The efficacy of malicious content also explains why so many scam emails (48%) in Q2 were BEC scams, as they typically favor content over links or attachments.
According to the report, the top email threat attack targets shifted significantly from Q1 to Q2 2023, with financial institutions falling dramatically from 25% in the first quarter to only 9% in quarter two. This decline is likely the result of financial institutions continuing to invest resources into preventing these attacks, which means a lower success rate by cybercriminals.

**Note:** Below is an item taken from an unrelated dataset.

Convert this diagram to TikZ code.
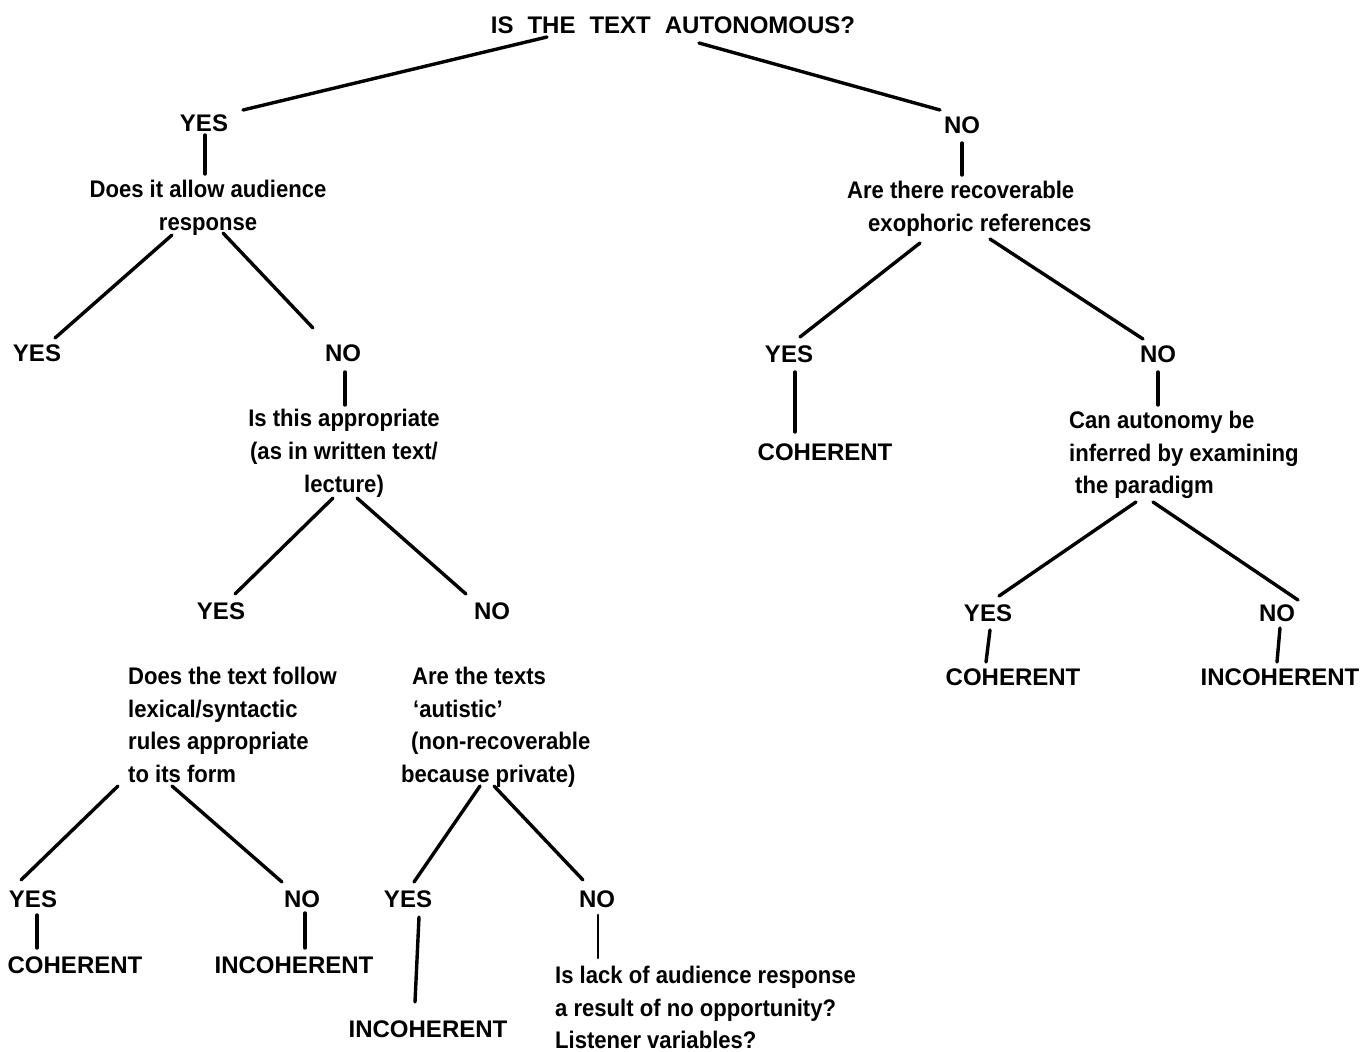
\documentclass[tikz,border=0pt]{standalone}
\usepackage{fontspec}
\usetikzlibrary{calc}
\newfontfamily\capsfont{Liberation Sans}[BoldFont={* Bold}]
\newfontfamily\txtfont{Liberation Sans}[FakeStretch=0.92,BoldFont={* Bold}]
\begin{document}
\begin{tikzpicture}[x=1pt,y=-1pt,
  lab/.style={font={\capsfont\bfseries\fontsize{24}{33}\selectfont},inner sep=0pt,anchor=base},
  qc/.style={font={\txtfont\bfseries\fontsize{24}{33}\selectfont},inner sep=0pt,align=center,anchor=north},
  ql/.style={font={\txtfont\bfseries\fontsize{24}{32.5}\selectfont},inner sep=0pt,align=left,anchor=north west},
  edge/.style={line width=3.4pt,line cap=round}]
\fill[white] (0,0) rectangle (1363,1052);
\useasboundingbox (0,0) rectangle (1363,1052);

% nodes
\node[lab] (T) at (673,33) {IS\hspace{14pt}THE\hspace{14pt}TEXT\hspace{14pt}AUTONOMOUS?};
\node[lab] (Y1) at (204,131) {YES};
\node[lab] (N1) at (962,133) {NO};
\node[qc] (Q1) at (208,180) {Does it allow audience\\response};
\node[lab] (Y2) at (37,361) {YES};
\node[lab] (N2) at (343,361) {NO};
\node[qc] (Q2) at (344,409) {Is this appropriate\\(as in written text/\\lecture)};
\node[lab] (Y3) at (221,619) {YES};
\node[lab] (N3) at (492,619) {NO};
\node[ql] (Q3) at (128,667) {Does the text follow\\lexical/syntactic\\rules appropriate\\to its form};
\node[ql] (Q4) at (401,667) {\hspace*{11pt}Are the texts\\\hspace*{12pt}‘autistic’\\\hspace*{10pt}(non-recoverable\\because private)};
\node[lab] (Y4) at (33,907) {YES};
\node[lab] (N4) at (302,907) {NO};
\node[lab] (C1) at (75,973) {COHERENT};
\node[lab] (I1) at (294,973) {INCOHERENT};
\node[lab] (Y5) at (408,907) {YES};
\node[lab] (N5) at (597,907) {NO};
\node[lab] (I2) at (428,1037) {INCOHERENT};
\node[ql] (Q5) at (555,966) {Is lack of audience response\\a result of no opportunity?\\Listener variables?};
\node[ql] (Q6) at (847,181) {Are there recoverable\\\hspace*{21pt}exophoric references};
\node[lab] (Y6) at (789,362) {YES};
\node[lab] (N6) at (1158,362) {NO};
\node[lab] (C2) at (825,460) {COHERENT};
\node[ql] (Q7) at (1069,411) {Can autonomy be\\inferred by examining\\\hspace*{6pt}the paradigm};
\node[lab] (Y7) at (988,621) {YES};
\node[lab] (N7) at (1277,621) {NO};
\node[lab] (C3) at (1013,685) {COHERENT};
\node[lab] (I3) at (1280,685) {INCOHERENT};

% connectors
\draw[edge] ($(T.base)+(-126,4)$) -- ($(Y1.base)+(39,-21)$);
\draw[edge] ($(T.base)+(26,10)$) -- ($(N1.base)+(-22,-23)$);
\draw[edge] ($(Y1.base)+(1,4)$) -- ($(Q1.north)+(-3,-6)$);
\draw[edge] ($(Q1.north)+(-36,55)$) -- ($(Y2.base)+(18,-23)$);
\draw[edge] ($(Q1.north)+(15,53)$) -- ($(N2.base)+(-30,-33)$);
\draw[edge] ($(N2.base)+(2,11)$) -- ($(Q2.north)+(1,-4)$);
\draw[edge] ($(Q2.north)+(-11,89)$) -- ($(Y3.base)+(14,-25)$);
\draw[edge] ($(Q2.north)+(13,89)$) -- ($(N3.base)+(-26,-25)$);
\draw[edge] ($(Q3.north west)+(-10,119)$) -- ($(Y4.base)+(-12,-27)$);
\draw[edge] ($(Q3.north west)+(44,119)$) -- ($(N4.base)+(-20,-25)$);
\draw[edge] ($(Y4.base)+(4,8)$) -- ($(C1.base)+(-38,-25)$);
\draw[edge] ($(N4.base)+(3,6)$) -- ($(I1.base)+(11,-25)$);
\draw[edge] ($(Q4.north west)+(79,119)$) -- ($(Y5.base)+(6,-25)$);
\draw[edge] ($(Q4.north west)+(93,119)$) -- ($(N5.base)+(-14,-27)$);
\draw[edge] ($(Y5.base)+(11,10)$) -- ($(I2.base)+(-13,-35)$);
\draw[edge,line width=2.6pt] ($(N5.base)+(1,8)$) -- ($(Q5.north west)+(43,-8)$);
\draw[edge] ($(N1.base)+(0,10)$) -- ($(Q6.north west)+(115,-6)$);
\draw[edge] ($(Q6.north west)+(73,62)$) -- ($(Y6.base)+(11,-25)$);
\draw[edge] ($(Q6.north west)+(143,58)$) -- ($(N6.base)+(-15,-23)$);
\draw[edge] ($(Y6.base)+(6,10)$) -- ($(C2.base)+(-30,-28)$);
\draw[edge] ($(N6.base)+(0,10)$) -- ($(Q7.north west)+(89,-6)$);
\draw[edge] ($(Q7.north west)+(67,91)$) -- ($(Y7.base)+(11,-25)$);
\draw[edge] ($(Q7.north west)+(84,91)$) -- ($(N7.base)+(21,-21)$);
\draw[edge] ($(Y7.base)+(2,9)$) -- ($(C3.base)+(-27,-23)$);
\draw[edge] ($(N7.base)+(3,7)$) -- ($(I3.base)+(-3,-23)$);
\end{tikzpicture}
\end{document}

QR codes as key phishing attack vector
During the assessment, VIPRE also discovered that many phishing emails utilized QR codes as a primary attack method, which diverted users to a phishing page. The increased use of QR codes suggests that users are increasingly aware of traditional email-based attack techniques, such as malicious links or attachments, forcing threat actors to switch to more unconventional methods.
While most (67%) spam emails originate in the US, cybercriminals obfuscate their location of origin to avoid detection.
“Precious few vendors possess the experience, expertise, and resources to analyze the email threat landscape properly,” said Usman Choudhary, chief product and technology officer at VIPRE. “Based on the billions of data points available to us across a large and diverse set of our customers’ business environments, we’re able to utilize more than two decades of data and experience to deliver accurate and actionable email threat research.”